When a widely travelled person with a wealth of experience behind him, chooses to wield the pen, the result is an engaging collection of fourteen short stories titled The People Tree by Mr Beetashok Chatterjee. True to its title, this anthology is, indeed, all about people – people belonging to different parts of the country or the globe, having varied backgrounds, sporting diverse idiosyncrasies – and how they choose to live their lives. The Foreword is simple but offers an inviting sneak peek into the contents that follow.

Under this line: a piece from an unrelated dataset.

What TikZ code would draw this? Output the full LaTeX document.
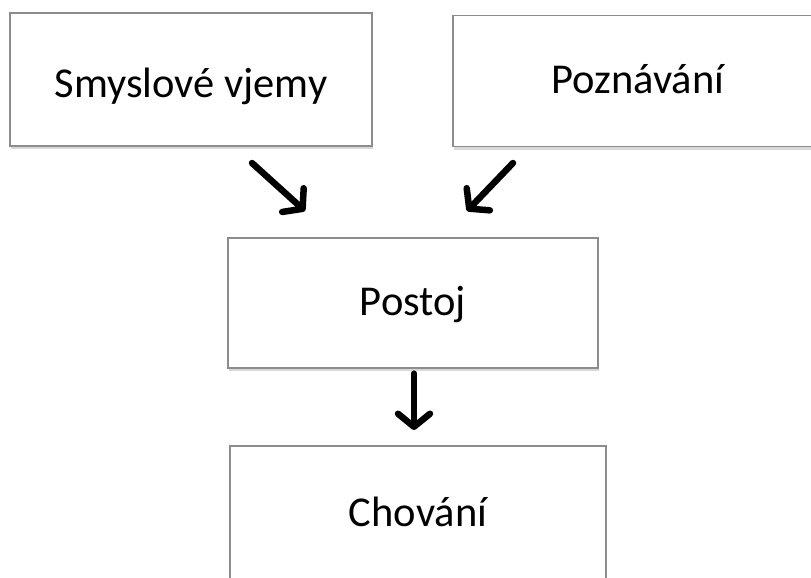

The USP of this anthology is the brilliant combination of gripping storylines and credible characters. The very first offering here – The Little Oxford Dictionary – drew me right in from the word go. The story is set in a defence establishment in Ambala Cantonment, a place where I have spent several memorable years and hence, could relate to every scene mentioned. But the winner, here, was the inconsequential mini dictionary that admirably turned the story on its head and made me sit up and take note!
Mr Chatterjee has handpicked characters and plots we are familiar with and can relate to, but has vested them with such endearing traits and unusual twists that we are left with racing hearts, a quickening breath or misty eyes. Be it the steely New York cop with a heart of gold in Ground Zero, an innocuous, elderly gentleman with a dubious past in The Good Neighbour, a traveller caught in the temporary throes of lust in Up in the Air, or three friends and their heart-warming friendship spanning decades, continents and generations in The Holy Trinity – all these characters and their experiential journeys inspire us, exhilarate us, and leave us craving for more!

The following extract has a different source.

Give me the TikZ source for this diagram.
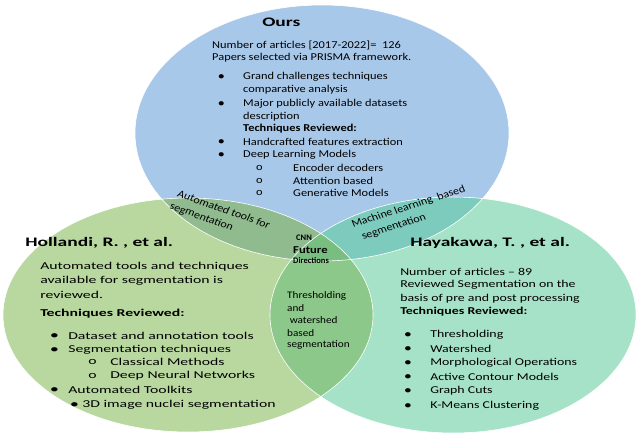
\documentclass[tikz,border=0pt]{standalone}
\usepackage{fontspec}
\setmainfont{Carlito}
\begin{document}
\begin{tikzpicture}[x=1pt,y=-1pt,
 t/.style={anchor=west,inner sep=0pt,font=\fontsize{10.5}{12}\selectfont},
 b/.style={t,font=\fontsize{10.5}{12}\selectfont\bfseries},
 h/.style={anchor=west,inner sep=0pt,xscale=1.5,font=\fontsize{13}{14}\selectfont\bfseries}]
\useasboundingbox (0,0) rectangle (640,436);
\def\Top{(322,133) ellipse [x radius=187,y radius=128]}
\def\Lft{(188,315) ellipse [x radius=185,y radius=117]}
\def\Rgt{(453,315) ellipse [x radius=183,y radius=118]}
\fill[fill={rgb,255:red,168;green,200;blue,234}] \Top;
\fill[fill={rgb,255:red,184;green,216;blue,160}] \Lft;
\fill[fill={rgb,255:red,166;green,226;blue,200}] \Rgt;
\begin{scope}\clip \Top; \fill[fill={rgb,255:red,143;green,187;blue,143}] \Lft; \end{scope}
\begin{scope}\clip \Top; \fill[fill={rgb,255:red,125;green,203;blue,189}] \Rgt; \end{scope}
\begin{scope}\clip \Lft; \fill[fill={rgb,255:red,140;green,200;blue,138}] \Rgt; \end{scope}
\begin{scope}\clip \Top; \clip \Lft; \fill[fill={rgb,255:red,120;green,190;blue,128}] \Rgt; \end{scope}
\draw[white,line width=0.6pt] \Top \Lft \Rgt;
% Ours
\node[h] (ours) at (262,22) {Ours};
\begin{scope}[every node/.append style={xscale=1.18}]
\node[t] (o1) at (212,45) {Number of articles [2017-2022]=\ \ 126};
\node[t] (o2) at (212,58) {Papers selected via PRISMA framework.};
\foreach \y/\s in {77/Grand challenges techniques,104/Major publicly available datasets,142/Handcrafted features extraction,155/Deep Learning Models}
  {\node[t] at (218,\y) {$\bullet$}; \node[t] at (243,\y) {\s};}
\node[t] (o3) at (243,90) {comparative analysis};
\node[t] (o4) at (243,117) {description};
\node[b] (o5) at (243,129) {Techniques Reviewed:};
\foreach \y/\s in {168/Encoder decoders,181/Attention based,193/Generative Models}
  {\node[t] at (256,\y) {o}; \node[t] at (293,\y) {\s};}
\end{scope}
% overlaps
\begin{scope}[every node/.append style={xscale=1.15,font=\fontsize{10}{11}\selectfont}]
\node[t,rotate=-22] (a1) at (178,193) {Automated tools for};
\node[t,rotate=-22] (a2) at (170,206) {segmentation};
\node[t,rotate=20] (m1) at (352,225) {Machine learning\ \ based};
\node[t,rotate=20] (m2) at (362,237) {segmentation};
\end{scope}
\node[b,font=\fontsize{8.5}{10}\selectfont\bfseries] (c1) at (296,238) {CNN};
\node[b,xscale=1.2] (c2) at (293,250) {Future};
\node[b,font=\fontsize{8.5}{10}\selectfont\bfseries] (c3) at (293,261) {Directions};
\foreach \y/\s [count=\i] in {296/Thresholding,308/and,320/\ watershed,333/based,345/segmentation}
  \node[t,xscale=1.12,font=\fontsize{10}{11}\selectfont] (th\i) at (287,\y) {\s};
% Hollandi
\node[h] (hol) at (25,243) {Hollandi, R. , et al.};
\begin{scope}[every node/.append style={xscale=1.5}]
\node[t] at (40,267) {Automated tools and techniques};
\node[t] at (40,281) {available for segmentation is};
\node[t] at (40,295) {reviewed.};
\node[b] at (40,314) {Techniques Reviewed:};
\foreach \y/\s in {336/Dataset and annotation tools,350/Segmentation techniques,390/Automated Toolkits}
  {\node[t] at (50,\y) {$\bullet$}; \node[t] at (68,\y) {\s};}
\foreach \y/\s in {362/Classical Methods,376/Deep Neural Networks}
  {\node[t] at (88,\y) {o}; \node[t] at (110,\y) {\s};}
\node[t] at (70,405) {$\bullet$}; \node[t] at (82,405) {3D image nuclei segmentation};
\end{scope}
% Hayakawa
\node[h] (hay) at (410,243) {Hayakawa, T. , et al.};
\begin{scope}[every node/.append style={xscale=1.32}]
\node[t] at (400,272) {Number of articles -- 89};
\node[t] at (400,285) {Reviewed Segmentation on the};
\node[t] at (400,299) {basis of pre and post processing};
\node[b] at (400,312) {Techniques Reviewed:};
\foreach \y/\s in {335/Thresholding,349/Watershed,363/Morphological Operations,377/Active Contour Models,391/Graph Cuts,406/K-Means Clustering}
  {\node[t] at (404,\y) {$\bullet$}; \node[t] at (430,\y) {\s};}
\end{scope}
\end{tikzpicture}
\end{document}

The author is a master in the art of world-building. Through his skilful blend of fact and fiction, authentic descriptions and fanciful imagination, he has transported us to the faraway lands of Ambala, Aruba, Calcutta, New York, Pune and Paithan. The stories are all headlined by intriguing titles – subtle yet suggestive – which spur us to dive right in! An undercurrent of humour runs through each of these stories – wry, self-deprecating, often dark, and sometimes warm, endearing and affectionate.

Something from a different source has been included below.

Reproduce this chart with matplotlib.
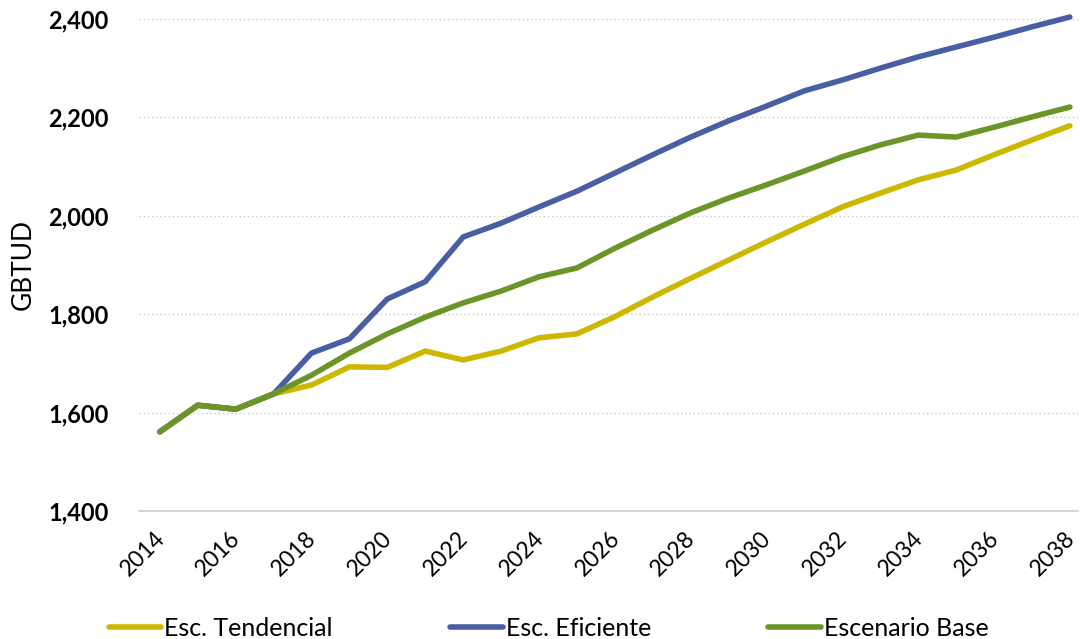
import matplotlib
matplotlib.use("Agg")
import matplotlib.pyplot as plt
import matplotlib.transforms as mtransforms

plt.rcParams['font.family'] = ['Lato', 'DejaVu Sans']

years = list(range(2014, 2039))
tendencial = [1561, 1615, 1607, 1638, 1656, 1693, 1692, 1725, 1707, 1725, 1752, 1760,
              1795, 1835, 1873, 1910, 1947, 1983, 2018, 2046, 2073, 2093, 2124, 2154, 2183]
eficiente = [1561, 1615, 1607, 1638, 1721, 1750, 1831, 1866, 1957, 1985, 2018, 2050,
             2087, 2124, 2160, 2193, 2223, 2254, 2276, 2300, 2323, 2343, 2363, 2384, 2404]
base = [1561, 1615, 1607, 1638, 1676, 1721, 1760, 1794, 1823, 1847, 1876, 1894,
        1934, 1971, 2006, 2036, 2063, 2091, 2120, 2144, 2164, 2160, 2180, 2201, 2221]
series_names = ["Esc. Tendencial", "Esc. Eficiente", "Escenario Base"]
colors = ["#CDB700", "#4A5FA3", "#6B9528"]
yticks = [1400, 1600, 1800, 2000, 2200, 2400]
xticks = list(range(2014, 2039, 2))

fig = plt.figure(figsize=(10.8, 6.39), dpi=100)
ax = fig.add_axes([0.1287, 0.2003, 0.8693, 0.77])

for vals, name, c in zip([tendencial, eficiente, base], series_names, colors):
    ax.plot(years, vals, color=c, lw=4, label=name, solid_capstyle='round', clip_on=False)

ax.set_ylim(1400, 2400)
ax.set_xlim(2013.45, 2038.21)
ax.set_yticks(yticks)
ax.set_yticklabels([f"{v:,}" for v in yticks], fontweight='bold', fontsize=17)
ax.set_xticks(xticks)
ax.set_xticklabels([str(x) for x in xticks], rotation=45, fontsize=16.5, ha='right',
                   va='top', rotation_mode='anchor')
ax.tick_params(axis='both', length=0)
ax.tick_params(axis='x', pad=12)
ax.tick_params(axis='y', pad=22)
offset = mtransforms.ScaledTranslation(-6 / 100, 0, fig.dpi_scale_trans)
for lab in ax.get_xticklabels():
    lab.set_transform(lab.get_transform() + offset)
for g in yticks[1:]:
    ax.axhline(g, color='#C8C8C8', lw=1, ls=(0, (1, 2)), zorder=0)
for s in ['top', 'right', 'left']:
    ax.spines[s].set_visible(False)
ax.spines['bottom'].set_color('#D0D0D0')
ax.spines['bottom'].set_linewidth(1.2)
ax.set_ylabel("GBTUD", fontsize=19, labelpad=9)

fig.legend(loc='lower center', bbox_to_anchor=(0.508, -0.036), ncol=3, frameon=False,
           fontsize=18, handlelength=2.1, handletextpad=0.12, columnspacing=4.7)

fig.savefig("out.png", dpi=100)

Another highlight of this collection is the bold, unapologetic tone of the writer that permeates almost every number. Hence, we have a grief-stricken Rekha fighting a losing battle with the establishment to earn justice for Nadeem; the elderly Narayana Rao and his fetish for the races; middle-aged Bina and Ivana cocking a snook at societal sanctions to celebrate their same-sex relationship; young Tara owning up her flawed, imperfect self; or 25-year-old Aruna demanding her space and freedom from her over-protective parents. The writer gives a voice to the issues relegated to the fringes of society, like the growing climate of communal hate, religious militancy, or adolescent heartbreak . It is a voice of logic and reason – non-judgemental, inclusive, passionate and firm – and leaves enough room for the reader to draw his own inference.
Beetashok Chatterjee’s vocabulary and story-telling skills are par excellence. He generally engages in a no-fuss narration where the sentences are terse, on-point, and often staccato, but fully loaded and carrying a wealth of implications (eg. Course Correction, The Good Neighbour, Do You Want to Know a Secret). But whenever the story demands, we find the use of metaphor and imagery – quite detailed, lovingly crafted, and left like literary breadcrumbs for the reader to pick up and relish. Leaves that are Green and Come Home would find a special mention here – the superlative language and masterly narration leave us feeling warm, fuzzy and loved.
The People Tree bears fruit that is a luscious blend of tangy, briny, honeyed, spicy and bittersweet flavours.
Readers, go savour this delectable fruit punch right away!